Latest on Hastert: Friend: Reinboldt ‘nicest, kindest soul’, 2 News

A high school friend of Stephen Reinboldt, the man whose family says was sexually abused by former U.S. House speaker Dennis Hastert, says he was “the nicest, kindest soul.”

Pam Snell was a cheerleader when Reinboldt was the equipment manager for the wrestling team at Yorkville High School in Illinois. She remembers traveling with Reinboldt on team trips, and says he was someone who “was trying to be accepted.”

Reinboldt’s sister, Jolene Burdge, says her brother was abused by Hastert, who was a teacher and wrestling coach at the high school before his career in politics. Reinboldt died in 1995.

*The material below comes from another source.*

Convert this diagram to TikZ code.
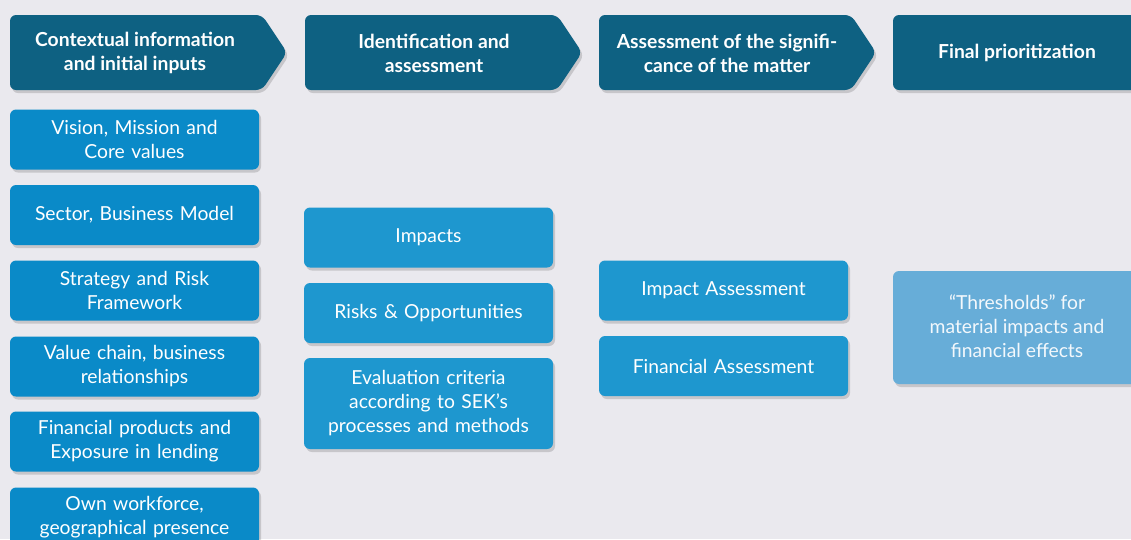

Burdge says her brother told her before he died that his first homosexual contact was with Hastert, and that it lasted through high school.


3:30 p.m. (CDT)

Several former members of Congress say there were no hints that Dennis Hastert had any personal problems when the Illinois Republican was U.S. House speaker.

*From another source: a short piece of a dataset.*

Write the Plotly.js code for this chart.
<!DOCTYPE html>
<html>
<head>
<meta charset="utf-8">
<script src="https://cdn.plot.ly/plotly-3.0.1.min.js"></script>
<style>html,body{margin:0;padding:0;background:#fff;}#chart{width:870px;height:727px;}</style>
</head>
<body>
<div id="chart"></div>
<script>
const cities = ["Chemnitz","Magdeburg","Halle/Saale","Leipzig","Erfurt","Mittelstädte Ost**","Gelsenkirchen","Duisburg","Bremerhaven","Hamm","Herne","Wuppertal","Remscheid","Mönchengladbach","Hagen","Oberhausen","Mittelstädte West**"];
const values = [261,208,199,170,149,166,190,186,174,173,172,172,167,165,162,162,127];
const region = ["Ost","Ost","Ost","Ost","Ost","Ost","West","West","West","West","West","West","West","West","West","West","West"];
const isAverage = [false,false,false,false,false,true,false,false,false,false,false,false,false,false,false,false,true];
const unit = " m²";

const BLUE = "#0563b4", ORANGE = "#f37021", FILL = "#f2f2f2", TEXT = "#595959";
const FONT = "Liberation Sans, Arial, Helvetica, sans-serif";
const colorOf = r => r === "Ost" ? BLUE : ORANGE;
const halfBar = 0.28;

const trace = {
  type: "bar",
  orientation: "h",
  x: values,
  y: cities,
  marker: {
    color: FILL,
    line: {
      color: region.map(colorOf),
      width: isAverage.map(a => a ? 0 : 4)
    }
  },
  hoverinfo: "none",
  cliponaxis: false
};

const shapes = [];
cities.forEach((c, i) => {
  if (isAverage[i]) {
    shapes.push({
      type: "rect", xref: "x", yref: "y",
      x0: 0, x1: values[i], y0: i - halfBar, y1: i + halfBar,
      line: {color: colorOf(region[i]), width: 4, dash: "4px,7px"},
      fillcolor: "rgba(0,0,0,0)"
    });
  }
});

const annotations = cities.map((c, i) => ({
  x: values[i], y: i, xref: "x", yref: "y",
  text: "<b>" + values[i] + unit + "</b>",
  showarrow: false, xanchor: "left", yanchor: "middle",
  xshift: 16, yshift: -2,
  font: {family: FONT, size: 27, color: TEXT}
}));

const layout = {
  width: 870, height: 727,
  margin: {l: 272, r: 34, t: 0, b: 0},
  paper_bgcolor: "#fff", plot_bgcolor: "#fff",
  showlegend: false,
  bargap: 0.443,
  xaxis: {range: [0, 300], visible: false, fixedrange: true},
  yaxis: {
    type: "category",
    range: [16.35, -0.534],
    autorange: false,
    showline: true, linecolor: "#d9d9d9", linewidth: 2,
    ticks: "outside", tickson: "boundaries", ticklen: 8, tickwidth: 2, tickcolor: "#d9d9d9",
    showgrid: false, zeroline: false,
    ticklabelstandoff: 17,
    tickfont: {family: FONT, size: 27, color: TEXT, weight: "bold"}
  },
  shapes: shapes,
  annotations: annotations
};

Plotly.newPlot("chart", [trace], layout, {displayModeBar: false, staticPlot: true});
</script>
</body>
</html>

Former U.S. Rep. Tom Davis of Virginia was a member of the House GOP leadership when Hastert became speaker.

He says that during the tumultuous days in 1998, when Republicans settled on Hastert to replace Newt Gingrich as speaker, they didn’t research his background. Davis says “there’s no time for internal vetting” during such a situation.

But looking back after last week’s indictment, Davis says it’s now obvious to him that Hastert was “fighting some demons.”

Former Rep. Jack Kingston of Georgia says Republicans turned to Hastert to succeed Gingrich partly because “there wasn’t any inkling of anything” hidden in Hastert’s past.


This story has been corrected to show Hastert was chosen as U.S. House speaker in 1998, not 1999.


6:50 a.m. (CDT)

A Montana woman says the FBI interviewed her about her allegations that her brother had a sexual relationship with Dennis Hastert, the high school wrestling coach who became speaker of the House.

Hastert was charged last week in a federal indictment that alleges he agreed to pay $3.5 million to someone from Yorkville, the Illinois town where he taught and coached high school wrestling, so the person would stay quiet about “prior misconduct.”

Jolene Burdge of Billings, Montana, told The Associated Press Thursday that the FBI interviewed her in mid-May about Hastert. She says her brother told her before he died in 1995 that his first homosexual contact was with Hastert and that the abuse lasted throughout high school.

In an interview aired Friday on ABC’s “Good Morning America,” Burdge identified her brother as Stephen Reinboldt.